OBJECTIVE =
The lines from the top of the material through the line with "var dashIcon = 'path://M0,0h13v4h-13z" are to be set down exactly. Leave the pictures out.

DATA TO USE =
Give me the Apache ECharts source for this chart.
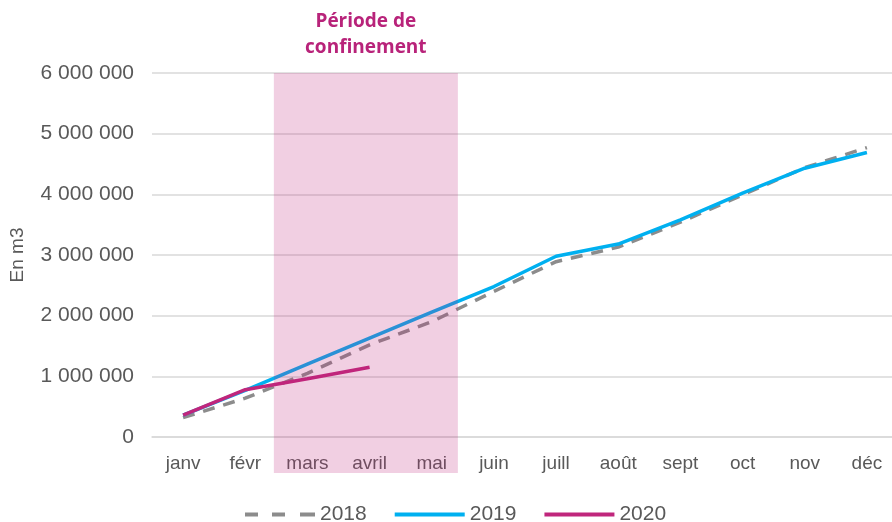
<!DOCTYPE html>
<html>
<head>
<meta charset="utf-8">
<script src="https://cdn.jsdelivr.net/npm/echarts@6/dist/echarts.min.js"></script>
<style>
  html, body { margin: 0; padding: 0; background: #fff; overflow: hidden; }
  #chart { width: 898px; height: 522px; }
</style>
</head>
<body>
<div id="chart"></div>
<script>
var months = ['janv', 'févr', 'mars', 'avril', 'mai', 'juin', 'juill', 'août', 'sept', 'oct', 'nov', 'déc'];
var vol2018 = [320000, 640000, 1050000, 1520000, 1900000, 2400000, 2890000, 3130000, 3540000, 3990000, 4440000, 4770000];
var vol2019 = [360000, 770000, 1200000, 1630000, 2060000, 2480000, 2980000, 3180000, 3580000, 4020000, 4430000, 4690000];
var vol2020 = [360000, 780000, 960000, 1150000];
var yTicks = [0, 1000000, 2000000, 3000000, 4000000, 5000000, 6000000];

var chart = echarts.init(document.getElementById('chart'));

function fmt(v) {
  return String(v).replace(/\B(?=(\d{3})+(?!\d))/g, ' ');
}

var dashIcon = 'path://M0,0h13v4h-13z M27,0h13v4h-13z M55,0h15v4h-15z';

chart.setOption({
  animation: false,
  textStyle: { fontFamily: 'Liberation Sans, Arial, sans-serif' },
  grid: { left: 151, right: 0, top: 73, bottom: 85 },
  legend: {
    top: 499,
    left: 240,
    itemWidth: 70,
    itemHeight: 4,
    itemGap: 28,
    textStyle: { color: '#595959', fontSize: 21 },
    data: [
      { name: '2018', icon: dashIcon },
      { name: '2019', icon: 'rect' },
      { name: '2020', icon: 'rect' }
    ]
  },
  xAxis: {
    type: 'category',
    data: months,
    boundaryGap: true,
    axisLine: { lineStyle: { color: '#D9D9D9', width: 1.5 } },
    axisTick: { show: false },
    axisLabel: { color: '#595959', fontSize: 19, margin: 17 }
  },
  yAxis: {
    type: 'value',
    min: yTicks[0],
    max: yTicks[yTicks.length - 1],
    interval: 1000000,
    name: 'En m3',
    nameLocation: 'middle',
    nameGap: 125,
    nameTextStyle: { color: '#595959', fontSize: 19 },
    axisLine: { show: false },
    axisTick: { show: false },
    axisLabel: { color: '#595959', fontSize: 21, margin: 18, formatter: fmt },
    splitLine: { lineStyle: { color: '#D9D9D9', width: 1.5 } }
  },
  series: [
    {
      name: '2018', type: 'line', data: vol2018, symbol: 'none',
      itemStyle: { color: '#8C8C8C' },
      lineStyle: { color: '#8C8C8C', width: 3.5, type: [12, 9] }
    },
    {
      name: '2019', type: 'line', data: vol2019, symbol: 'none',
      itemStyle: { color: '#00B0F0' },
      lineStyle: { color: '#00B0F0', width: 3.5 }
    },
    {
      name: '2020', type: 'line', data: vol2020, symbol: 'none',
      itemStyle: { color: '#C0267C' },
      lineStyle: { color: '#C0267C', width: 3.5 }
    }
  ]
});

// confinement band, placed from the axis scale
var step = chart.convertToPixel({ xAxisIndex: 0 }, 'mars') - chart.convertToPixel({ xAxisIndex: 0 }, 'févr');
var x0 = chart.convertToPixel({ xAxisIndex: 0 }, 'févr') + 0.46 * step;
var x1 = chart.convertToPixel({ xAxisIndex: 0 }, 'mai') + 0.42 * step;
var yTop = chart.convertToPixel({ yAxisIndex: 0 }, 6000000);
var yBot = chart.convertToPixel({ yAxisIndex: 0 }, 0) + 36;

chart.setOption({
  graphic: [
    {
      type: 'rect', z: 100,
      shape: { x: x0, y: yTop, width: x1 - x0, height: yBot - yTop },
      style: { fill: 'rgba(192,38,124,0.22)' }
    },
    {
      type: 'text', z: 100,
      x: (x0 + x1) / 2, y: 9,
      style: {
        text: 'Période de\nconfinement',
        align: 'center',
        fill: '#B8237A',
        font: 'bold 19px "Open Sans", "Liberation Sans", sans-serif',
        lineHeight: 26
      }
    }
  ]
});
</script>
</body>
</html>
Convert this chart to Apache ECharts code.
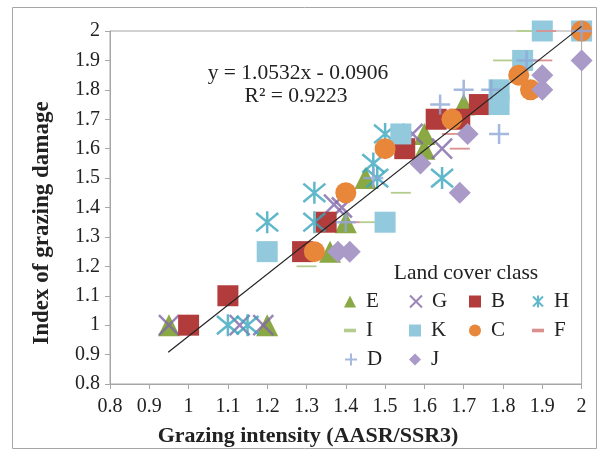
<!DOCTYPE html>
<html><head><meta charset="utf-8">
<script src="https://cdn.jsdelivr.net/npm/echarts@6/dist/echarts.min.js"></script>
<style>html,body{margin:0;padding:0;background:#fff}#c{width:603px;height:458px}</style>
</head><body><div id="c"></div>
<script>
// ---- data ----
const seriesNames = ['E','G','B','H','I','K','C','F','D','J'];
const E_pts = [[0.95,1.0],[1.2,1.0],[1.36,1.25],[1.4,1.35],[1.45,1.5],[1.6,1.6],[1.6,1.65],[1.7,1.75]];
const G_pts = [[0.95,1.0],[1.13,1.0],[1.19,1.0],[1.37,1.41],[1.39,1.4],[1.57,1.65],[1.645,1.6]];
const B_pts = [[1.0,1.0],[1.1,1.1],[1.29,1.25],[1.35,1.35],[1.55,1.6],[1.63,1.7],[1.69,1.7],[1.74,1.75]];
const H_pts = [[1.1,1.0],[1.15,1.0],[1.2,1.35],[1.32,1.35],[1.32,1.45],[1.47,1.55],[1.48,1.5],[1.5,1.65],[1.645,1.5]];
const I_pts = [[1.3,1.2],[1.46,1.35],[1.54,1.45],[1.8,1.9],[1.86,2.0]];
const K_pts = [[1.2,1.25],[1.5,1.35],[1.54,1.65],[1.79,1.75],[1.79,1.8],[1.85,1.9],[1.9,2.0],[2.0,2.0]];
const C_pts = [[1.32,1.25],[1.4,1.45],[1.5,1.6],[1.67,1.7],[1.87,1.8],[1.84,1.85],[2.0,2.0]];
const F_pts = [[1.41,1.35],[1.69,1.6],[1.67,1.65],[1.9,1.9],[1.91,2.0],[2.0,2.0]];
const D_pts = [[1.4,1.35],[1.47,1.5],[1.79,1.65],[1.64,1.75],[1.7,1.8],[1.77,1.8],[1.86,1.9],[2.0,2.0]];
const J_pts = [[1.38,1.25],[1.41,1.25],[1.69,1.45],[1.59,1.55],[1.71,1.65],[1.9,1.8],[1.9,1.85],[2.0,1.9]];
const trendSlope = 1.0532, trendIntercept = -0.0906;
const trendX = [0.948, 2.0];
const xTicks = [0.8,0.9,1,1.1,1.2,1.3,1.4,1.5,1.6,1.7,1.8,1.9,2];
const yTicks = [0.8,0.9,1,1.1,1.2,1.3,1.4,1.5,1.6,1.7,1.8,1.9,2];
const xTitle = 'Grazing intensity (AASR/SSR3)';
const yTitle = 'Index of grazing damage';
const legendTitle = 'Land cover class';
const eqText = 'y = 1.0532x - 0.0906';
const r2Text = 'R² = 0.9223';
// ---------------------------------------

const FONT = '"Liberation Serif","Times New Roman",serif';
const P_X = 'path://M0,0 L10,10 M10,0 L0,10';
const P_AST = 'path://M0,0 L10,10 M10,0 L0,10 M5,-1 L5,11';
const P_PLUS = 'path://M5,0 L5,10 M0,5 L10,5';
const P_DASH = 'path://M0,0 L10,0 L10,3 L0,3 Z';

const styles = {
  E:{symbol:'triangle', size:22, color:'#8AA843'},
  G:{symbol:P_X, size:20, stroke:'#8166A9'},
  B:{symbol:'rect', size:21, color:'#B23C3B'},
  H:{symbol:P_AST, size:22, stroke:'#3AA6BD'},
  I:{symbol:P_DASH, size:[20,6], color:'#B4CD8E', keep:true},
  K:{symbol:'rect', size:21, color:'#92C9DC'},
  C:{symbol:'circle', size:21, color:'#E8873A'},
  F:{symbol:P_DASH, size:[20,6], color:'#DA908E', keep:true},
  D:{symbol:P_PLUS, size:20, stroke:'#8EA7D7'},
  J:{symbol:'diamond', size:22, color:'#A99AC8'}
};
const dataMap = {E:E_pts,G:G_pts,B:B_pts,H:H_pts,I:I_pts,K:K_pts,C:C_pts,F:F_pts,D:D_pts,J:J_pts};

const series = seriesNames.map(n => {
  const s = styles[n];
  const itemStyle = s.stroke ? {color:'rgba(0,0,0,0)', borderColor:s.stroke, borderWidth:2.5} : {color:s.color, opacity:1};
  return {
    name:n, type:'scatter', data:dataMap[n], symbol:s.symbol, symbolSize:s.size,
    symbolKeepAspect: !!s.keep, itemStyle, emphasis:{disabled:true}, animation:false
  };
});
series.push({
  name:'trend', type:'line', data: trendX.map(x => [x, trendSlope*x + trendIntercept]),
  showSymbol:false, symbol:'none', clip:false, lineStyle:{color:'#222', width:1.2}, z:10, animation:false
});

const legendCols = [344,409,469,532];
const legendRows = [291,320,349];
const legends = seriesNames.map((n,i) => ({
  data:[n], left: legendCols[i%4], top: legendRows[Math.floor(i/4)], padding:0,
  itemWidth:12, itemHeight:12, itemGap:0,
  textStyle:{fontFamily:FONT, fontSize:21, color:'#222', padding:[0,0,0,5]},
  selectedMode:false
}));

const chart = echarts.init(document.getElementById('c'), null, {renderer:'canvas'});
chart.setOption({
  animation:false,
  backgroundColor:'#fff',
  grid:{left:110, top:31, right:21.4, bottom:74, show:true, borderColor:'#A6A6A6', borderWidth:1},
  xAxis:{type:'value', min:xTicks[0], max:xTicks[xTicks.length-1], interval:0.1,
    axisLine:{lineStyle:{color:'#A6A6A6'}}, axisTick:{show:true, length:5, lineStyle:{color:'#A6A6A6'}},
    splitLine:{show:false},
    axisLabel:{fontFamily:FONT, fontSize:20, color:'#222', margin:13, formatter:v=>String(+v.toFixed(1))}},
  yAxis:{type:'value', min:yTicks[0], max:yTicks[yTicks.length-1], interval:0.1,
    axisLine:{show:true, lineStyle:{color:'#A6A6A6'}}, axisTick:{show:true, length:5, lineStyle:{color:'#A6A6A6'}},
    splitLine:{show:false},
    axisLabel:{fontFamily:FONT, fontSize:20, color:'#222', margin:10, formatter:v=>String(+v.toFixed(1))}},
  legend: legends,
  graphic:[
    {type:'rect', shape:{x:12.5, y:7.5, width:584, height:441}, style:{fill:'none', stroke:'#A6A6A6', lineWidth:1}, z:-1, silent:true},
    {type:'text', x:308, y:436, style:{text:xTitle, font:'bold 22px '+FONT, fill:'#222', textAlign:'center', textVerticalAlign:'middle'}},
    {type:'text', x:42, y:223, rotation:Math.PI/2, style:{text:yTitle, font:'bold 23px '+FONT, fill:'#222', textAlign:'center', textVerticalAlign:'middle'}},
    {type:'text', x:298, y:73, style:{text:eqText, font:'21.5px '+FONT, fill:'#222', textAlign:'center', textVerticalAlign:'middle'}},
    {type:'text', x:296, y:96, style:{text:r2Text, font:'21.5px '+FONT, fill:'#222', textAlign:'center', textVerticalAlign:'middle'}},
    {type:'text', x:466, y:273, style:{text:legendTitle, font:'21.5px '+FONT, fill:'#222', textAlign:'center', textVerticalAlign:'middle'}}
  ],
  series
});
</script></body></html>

FULL RESPONSE =
Give me the Apache ECharts source for this chart.
<!DOCTYPE html>
<html>
<head>
<meta charset="utf-8">
<script src="https://cdn.jsdelivr.net/npm/echarts@6/dist/echarts.min.js"></script>
<style>
  html, body { margin: 0; padding: 0; background: #fff; overflow: hidden; }
  #chart { width: 898px; height: 522px; }
</style>
</head>
<body>
<div id="chart"></div>
<script>
var months = ['janv', 'févr', 'mars', 'avril', 'mai', 'juin', 'juill', 'août', 'sept', 'oct', 'nov', 'déc'];
var vol2018 = [320000, 640000, 1050000, 1520000, 1900000, 2400000, 2890000, 3130000, 3540000, 3990000, 4440000, 4770000];
var vol2019 = [360000, 770000, 1200000, 1630000, 2060000, 2480000, 2980000, 3180000, 3580000, 4020000, 4430000, 4690000];
var vol2020 = [360000, 780000, 960000, 1150000];
var yTicks = [0, 1000000, 2000000, 3000000, 4000000, 5000000, 6000000];

var chart = echarts.init(document.getElementById('chart'));

function fmt(v) {
  return String(v).replace(/\B(?=(\d{3})+(?!\d))/g, ' ');
}

var dashIcon = 'path://M0,0h13v4h-13z M27,0h13v4h-13z M55,0h15v4h-15z';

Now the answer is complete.